Shoppers are likely to have to pay much more for a pint of milk as the dwindling number of UK dairies hits supplies.
Supermarkets are pushing the price up after months of swallowing increase costs.
This week, Morrisons announced it was upping the cost a four-pint carton by 10% from £1 to £1.10.
The move came in response to soaring prices at the farm gate. A spokesman for the supermarket chain said it had tried to hold prices down but “needed to respond when there were ongoing cost pressures”.
Industry experts said other grocers were likely to follow. Michael Oakes, dairy board chairman of the National Farmers’ Union, welcomed the move, saying the new price was closer to “reflecting the true cost of milk production”.
Although average milk deliveries have risen in recent months, up 2.5%, they are still nearly 6% down on last year.
The number of dairy farmers has declined dramatically in recent years.
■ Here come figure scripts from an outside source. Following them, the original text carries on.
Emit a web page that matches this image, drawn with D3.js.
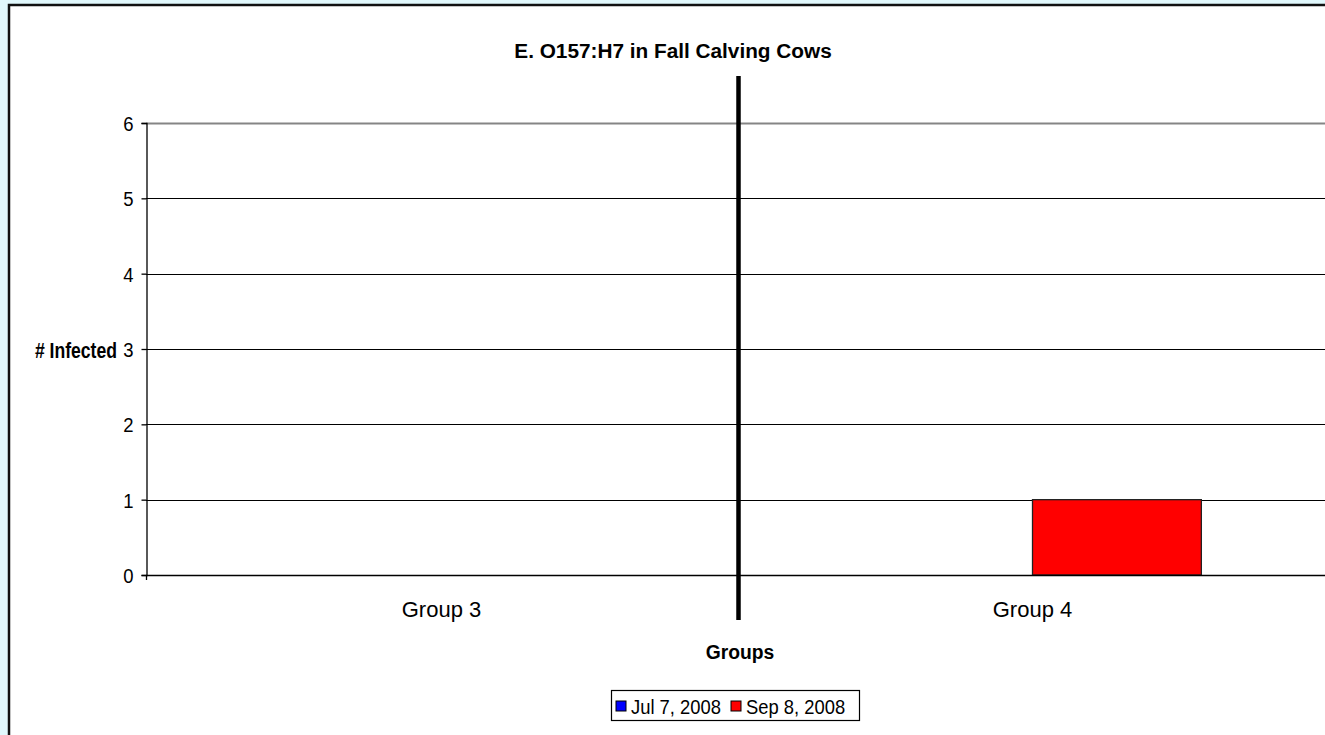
<!DOCTYPE html>
<html>
<head>
<meta charset="utf-8">
<script src="https://cdn.jsdelivr.net/npm/d3@7"></script>
<style>
  html, body { margin: 0; padding: 0; background: #e1f8fc; }
  svg { display: block; }
  text { font-family: "Liberation Sans", Arial, sans-serif; fill: #000; }
</style>
</head>
<body>
<svg id="chart" width="1325" height="735"></svg>
<script>
// Chart data
const categories = ["Group 3", "Group 4"];
const seriesNames = ["Jul 7, 2008", "Sep 8, 2008"];
const seriesColors = ["#0000ff", "#ff0000"];
const jul7Values = [0, 0];
const sep8Values = [0, 1];
const yTicks = [0, 1, 2, 3, 4, 5, 6];

const seriesValues = [jul7Values, sep8Values];

const svg = d3.select("#chart");
const W = 1325, H = 735;

// Text helper: slightly condensed glyphs, anchored at (x, y)
function label(parent, x, y, str, size, opts = {}) {
  const sx = opts.sx ?? 0.9;
  return parent.append("text")
    .attr("transform", `translate(${x},${y}) scale(${sx},1)`)
    .attr("text-anchor", opts.anchor || "start")
    .style("font-size", size + "px")
    .style("font-weight", opts.bold ? "bold" : "normal")
    .text(str);
}

// White chart panel with dark border
svg.append("rect").attr("x", 9).attr("y", 5).attr("width", W).attr("height", H)
  .attr("fill", "#fff").attr("stroke", "#111").attr("stroke-width", 2.5);

const plot = { left: 146, right: 1328, top: 123, bottom: 575 };

const x = d3.scaleBand().domain(categories).range([plot.left, plot.right]);
const y = d3.scaleLinear().domain([0, 6]).range([plot.bottom, plot.top]);

// Bar geometry: two bars per group, gap width 150% of a bar
const barW = x.bandwidth() / (seriesNames.length + 1.5);
const xs = d3.scaleBand().domain(d3.range(seriesNames.length))
  .range([0, barW * seriesNames.length]);
const groupOffset = (x.bandwidth() - barW * seriesNames.length) / 2;

// Gridlines
svg.append("g").selectAll("line").data(yTicks.filter(d => d > 0)).join("line")
  .attr("x1", plot.left).attr("x2", plot.right)
  .attr("y1", d => Math.round(y(d)) + 0.5).attr("y2", d => Math.round(y(d)) + 0.5)
  .attr("stroke", d => d === 6 ? "#858585" : "#000").attr("stroke-width", d => d === 6 ? 2 : 1.2);

// Bars
const bars = [];
categories.forEach((c, i) => seriesValues.forEach((vals, s) => {
  bars.push({ cat: c, s, v: vals[i] });
}));
svg.append("g").selectAll("rect").data(bars.filter(d => d.v > 0)).join("rect")
  .attr("x", d => x(d.cat) + groupOffset + xs(d.s))
  .attr("y", d => y(d.v))
  .attr("width", barW)
  .attr("height", d => y(0) - y(d.v))
  .attr("fill", d => seriesColors[d.s])
  .attr("stroke", "#222").attr("stroke-width", 1.3);

// Y axis
const yAxis = d3.axisLeft(y).tickValues(yTicks).tickFormat(d3.format("d")).tickSizeOuter(0).tickSize(5);
const gy = svg.append("g").attr("transform", `translate(${plot.left + 0.5},0)`).call(yAxis);
gy.select(".domain").attr("stroke", "#000").attr("stroke-width", 1.3);
gy.selectAll(".tick line").attr("stroke", "#000").attr("stroke-width", 1.3);
gy.selectAll(".tick text").remove();
gy.selectAll(".tick").each(function (d) {
  label(d3.select(this), -13, 7.5, d3.format("d")(d), 21, { anchor: "end", sx: 0.88 });
});

// X axis baseline
svg.append("line").attr("x1", plot.left).attr("x2", plot.right)
  .attr("y1", y(0) + 0.5).attr("y2", y(0) + 0.5).attr("stroke", "#000").attr("stroke-width", 1.5);
svg.append("line").attr("x1", plot.left + 0.5).attr("x2", plot.left + 0.5)
  .attr("y1", y(0)).attr("y2", y(0) + 5).attr("stroke", "#000").attr("stroke-width", 1.3);

// Category labels
categories.forEach(c => label(svg, x(c) + x.bandwidth() / 2, 617, c, 22, { anchor: "middle", sx: 1.0 }));

// Divider between groups
const divX = x(categories[1]) + 1.5;
svg.append("line").attr("x1", divX).attr("x2", divX).attr("y1", 76).attr("y2", 620)
  .attr("stroke", "#000").attr("stroke-width", 4.5);

// Title and axis titles
label(svg, 673, 58, "E. O157:H7 in Fall Calving Cows", 21, { anchor: "middle", bold: true, sx: 0.99 });
label(svg, 740, 659, "Groups", 21, { anchor: "middle", bold: true, sx: 0.92 });
label(svg, 117, 358, "# Infected", 22, { anchor: "end", bold: true, sx: 0.8 });

// Legend
const lg = svg.append("g").attr("transform", "translate(611,690)");
lg.append("rect").attr("x", 0.5).attr("y", 0.5).attr("width", 248).attr("height", 30)
  .attr("fill", "#fff").attr("stroke", "#000").attr("stroke-width", 1.2);
const items = [{ name: seriesNames[0], c: seriesColors[0], x: 5 }, { name: seriesNames[1], c: seriesColors[1], x: 120 }];
items.forEach(it => {
  lg.append("rect").attr("x", it.x).attr("y", 11).attr("width", 10).attr("height", 10)
    .attr("fill", it.c).attr("stroke", "#000").attr("stroke-width", 1);
  label(lg, it.x + 15, 23.5, it.name, 20, { sx: 0.92 });
});
</script>
</body>
</html>
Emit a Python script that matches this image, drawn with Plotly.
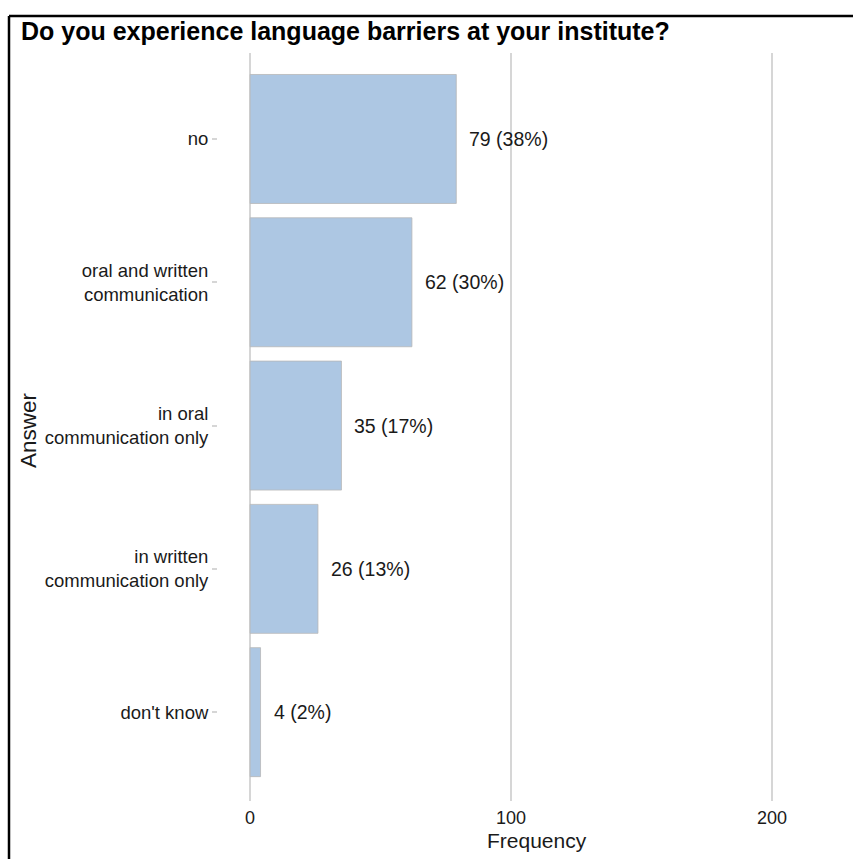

In 1996, there were around 35,000, now there are about 13,000 – a drop of almost two-thirds.
And as for the cost of a pint, in 1996 it was 36p, now it’s between 45p and 49p, at the various major supermarkets.
British households buy more than 5bn litres of milk every year, with 51 litres of semi-skimmed being downed per person annually, according to the Milk Marketing Forum.
The 10p rise at Morrisons represents the biggest increase for four pints in big supermarkets since the start of a milk price war in 2014.
Morrisons’ decision comes two months after it increased its support for British farmers with a new dedicated milk supply group and new welfare commitments.
The rising cost of milk is another indication of the climbing costs in the dairy industry as a whole.
Butter prices surged by 14% in June to an all-time high and is now hovering around £5,300 per tonne.
With the UK dairy industry turning over £27.8bn a year and supporting 70,000 jobs, an ongoing international dairy summit being held in Belfast this week is hearing concerns for the industry from the Brexit fallout.